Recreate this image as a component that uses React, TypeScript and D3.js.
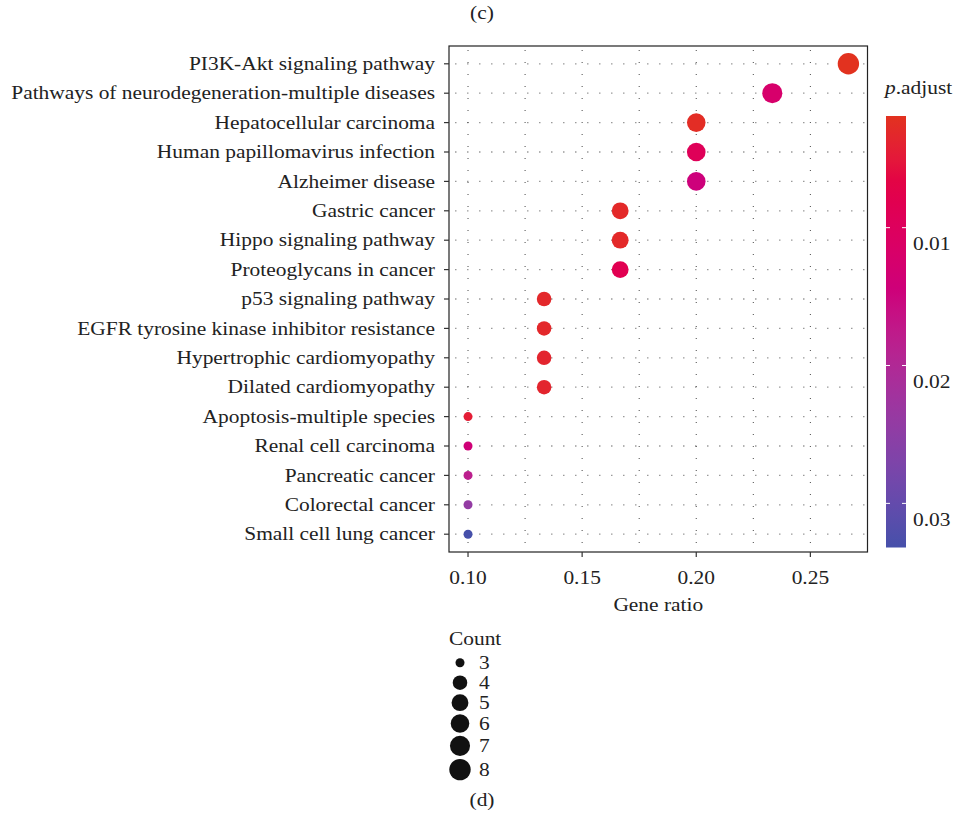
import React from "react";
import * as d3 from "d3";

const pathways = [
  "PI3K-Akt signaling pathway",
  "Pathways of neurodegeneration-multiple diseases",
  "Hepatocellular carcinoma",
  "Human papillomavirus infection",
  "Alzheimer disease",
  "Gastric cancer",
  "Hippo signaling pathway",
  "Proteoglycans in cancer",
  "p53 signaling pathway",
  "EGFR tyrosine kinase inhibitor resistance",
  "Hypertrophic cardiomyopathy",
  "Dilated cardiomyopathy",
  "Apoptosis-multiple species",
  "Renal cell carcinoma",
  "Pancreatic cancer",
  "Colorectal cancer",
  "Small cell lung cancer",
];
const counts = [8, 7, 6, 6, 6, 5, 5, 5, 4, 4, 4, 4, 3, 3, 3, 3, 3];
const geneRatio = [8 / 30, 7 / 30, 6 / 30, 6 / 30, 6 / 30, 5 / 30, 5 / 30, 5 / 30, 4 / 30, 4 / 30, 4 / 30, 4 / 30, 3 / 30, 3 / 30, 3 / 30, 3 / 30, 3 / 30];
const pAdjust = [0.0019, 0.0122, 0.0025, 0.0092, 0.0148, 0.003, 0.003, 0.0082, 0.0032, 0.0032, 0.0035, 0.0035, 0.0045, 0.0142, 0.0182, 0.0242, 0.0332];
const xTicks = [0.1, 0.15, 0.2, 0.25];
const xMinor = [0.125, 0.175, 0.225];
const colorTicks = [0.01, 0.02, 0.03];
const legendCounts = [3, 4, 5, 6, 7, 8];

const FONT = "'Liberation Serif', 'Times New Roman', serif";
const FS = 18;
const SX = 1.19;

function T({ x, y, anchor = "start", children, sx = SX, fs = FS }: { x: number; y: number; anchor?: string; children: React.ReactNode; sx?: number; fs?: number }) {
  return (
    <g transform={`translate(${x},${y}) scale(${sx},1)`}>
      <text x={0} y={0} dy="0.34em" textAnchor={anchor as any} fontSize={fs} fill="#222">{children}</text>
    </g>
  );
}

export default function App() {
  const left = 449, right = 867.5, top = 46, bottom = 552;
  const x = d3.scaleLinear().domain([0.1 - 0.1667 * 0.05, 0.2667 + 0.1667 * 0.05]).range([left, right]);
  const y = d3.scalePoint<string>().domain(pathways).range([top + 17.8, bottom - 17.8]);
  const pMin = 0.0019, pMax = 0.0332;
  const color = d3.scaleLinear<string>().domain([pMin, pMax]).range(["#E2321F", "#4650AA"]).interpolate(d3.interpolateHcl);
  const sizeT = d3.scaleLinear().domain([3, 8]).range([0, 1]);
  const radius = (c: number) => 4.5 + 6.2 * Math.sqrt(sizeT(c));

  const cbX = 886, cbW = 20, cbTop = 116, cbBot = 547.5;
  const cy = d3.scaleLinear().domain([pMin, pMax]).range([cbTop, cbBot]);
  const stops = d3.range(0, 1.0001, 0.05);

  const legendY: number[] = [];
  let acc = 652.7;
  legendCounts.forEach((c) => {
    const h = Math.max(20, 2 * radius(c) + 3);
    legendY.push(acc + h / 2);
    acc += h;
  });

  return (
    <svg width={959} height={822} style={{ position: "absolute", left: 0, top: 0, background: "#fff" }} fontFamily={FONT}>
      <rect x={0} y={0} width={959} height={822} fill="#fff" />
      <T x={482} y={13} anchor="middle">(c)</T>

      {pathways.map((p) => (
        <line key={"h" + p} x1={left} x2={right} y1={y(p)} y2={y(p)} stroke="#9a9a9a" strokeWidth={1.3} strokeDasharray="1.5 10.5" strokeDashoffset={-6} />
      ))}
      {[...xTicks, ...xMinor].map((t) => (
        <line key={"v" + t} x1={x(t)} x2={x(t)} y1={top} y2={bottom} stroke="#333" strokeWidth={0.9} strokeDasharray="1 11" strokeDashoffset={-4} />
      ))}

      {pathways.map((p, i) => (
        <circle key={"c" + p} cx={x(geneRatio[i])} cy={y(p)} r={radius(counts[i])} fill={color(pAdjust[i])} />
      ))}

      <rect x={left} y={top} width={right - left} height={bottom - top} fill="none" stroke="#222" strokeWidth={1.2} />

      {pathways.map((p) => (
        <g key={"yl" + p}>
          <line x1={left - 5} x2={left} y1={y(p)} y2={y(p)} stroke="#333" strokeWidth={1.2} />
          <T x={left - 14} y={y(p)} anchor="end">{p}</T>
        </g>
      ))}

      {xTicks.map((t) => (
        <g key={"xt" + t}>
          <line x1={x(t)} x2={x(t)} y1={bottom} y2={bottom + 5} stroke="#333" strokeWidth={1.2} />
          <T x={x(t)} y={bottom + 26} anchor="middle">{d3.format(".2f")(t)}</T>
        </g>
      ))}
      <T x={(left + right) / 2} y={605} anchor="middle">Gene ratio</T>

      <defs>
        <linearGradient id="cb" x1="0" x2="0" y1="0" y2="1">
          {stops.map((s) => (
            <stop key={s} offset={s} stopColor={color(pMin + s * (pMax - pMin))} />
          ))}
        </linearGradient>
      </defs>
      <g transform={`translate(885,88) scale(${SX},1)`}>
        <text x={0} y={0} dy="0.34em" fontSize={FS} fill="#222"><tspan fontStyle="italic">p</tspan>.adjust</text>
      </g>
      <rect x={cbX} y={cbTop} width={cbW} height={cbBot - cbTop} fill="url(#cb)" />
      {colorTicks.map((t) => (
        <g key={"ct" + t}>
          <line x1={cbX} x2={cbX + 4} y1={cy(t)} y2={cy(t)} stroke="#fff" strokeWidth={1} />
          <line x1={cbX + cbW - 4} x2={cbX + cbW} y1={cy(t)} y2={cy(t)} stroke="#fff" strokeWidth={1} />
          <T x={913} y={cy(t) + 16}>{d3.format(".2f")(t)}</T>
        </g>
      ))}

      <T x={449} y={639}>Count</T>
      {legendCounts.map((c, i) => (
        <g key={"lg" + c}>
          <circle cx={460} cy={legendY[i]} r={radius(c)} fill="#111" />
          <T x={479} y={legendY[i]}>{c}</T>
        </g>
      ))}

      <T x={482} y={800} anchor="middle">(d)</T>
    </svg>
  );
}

§ §

=== Problem to solve ===
Without the pictures, return the listing above from its first line through the line that has "const radius = (c: number)".

=== Result for this task ===
Recreate this image as a component that uses React, TypeScript and D3.js.
import React from "react";
import * as d3 from "d3";

const pathways = [
  "PI3K-Akt signaling pathway",
  "Pathways of neurodegeneration-multiple diseases",
  "Hepatocellular carcinoma",
  "Human papillomavirus infection",
  "Alzheimer disease",
  "Gastric cancer",
  "Hippo signaling pathway",
  "Proteoglycans in cancer",
  "p53 signaling pathway",
  "EGFR tyrosine kinase inhibitor resistance",
  "Hypertrophic cardiomyopathy",
  "Dilated cardiomyopathy",
  "Apoptosis-multiple species",
  "Renal cell carcinoma",
  "Pancreatic cancer",
  "Colorectal cancer",
  "Small cell lung cancer",
];
const counts = [8, 7, 6, 6, 6, 5, 5, 5, 4, 4, 4, 4, 3, 3, 3, 3, 3];
const geneRatio = [8 / 30, 7 / 30, 6 / 30, 6 / 30, 6 / 30, 5 / 30, 5 / 30, 5 / 30, 4 / 30, 4 / 30, 4 / 30, 4 / 30, 3 / 30, 3 / 30, 3 / 30, 3 / 30, 3 / 30];
const pAdjust = [0.0019, 0.0122, 0.0025, 0.0092, 0.0148, 0.003, 0.003, 0.0082, 0.0032, 0.0032, 0.0035, 0.0035, 0.0045, 0.0142, 0.0182, 0.0242, 0.0332];
const xTicks = [0.1, 0.15, 0.2, 0.25];
const xMinor = [0.125, 0.175, 0.225];
const colorTicks = [0.01, 0.02, 0.03];
const legendCounts = [3, 4, 5, 6, 7, 8];

const FONT = "'Liberation Serif', 'Times New Roman', serif";
const FS = 18;
const SX = 1.19;

function T({ x, y, anchor = "start", children, sx = SX, fs = FS }: { x: number; y: number; anchor?: string; children: React.ReactNode; sx?: number; fs?: number }) {
  return (
    <g transform={`translate(${x},${y}) scale(${sx},1)`}>
      <text x={0} y={0} dy="0.34em" textAnchor={anchor as any} fontSize={fs} fill="#222">{children}</text>
    </g>
  );
}

export default function App() {
  const left = 449, right = 867.5, top = 46, bottom = 552;
  const x = d3.scaleLinear().domain([0.1 - 0.1667 * 0.05, 0.2667 + 0.1667 * 0.05]).range([left, right]);
  const y = d3.scalePoint<string>().domain(pathways).range([top + 17.8, bottom - 17.8]);
  const pMin = 0.0019, pMax = 0.0332;
  const color = d3.scaleLinear<string>().domain([pMin, pMax]).range(["#E2321F", "#4650AA"]).interpolate(d3.interpolateHcl);
  const sizeT = d3.scaleLinear().domain([3, 8]).range([0, 1]);
  const radius = (c: number) => 4.5 + 6.2 * Math.sqrt(sizeT(c));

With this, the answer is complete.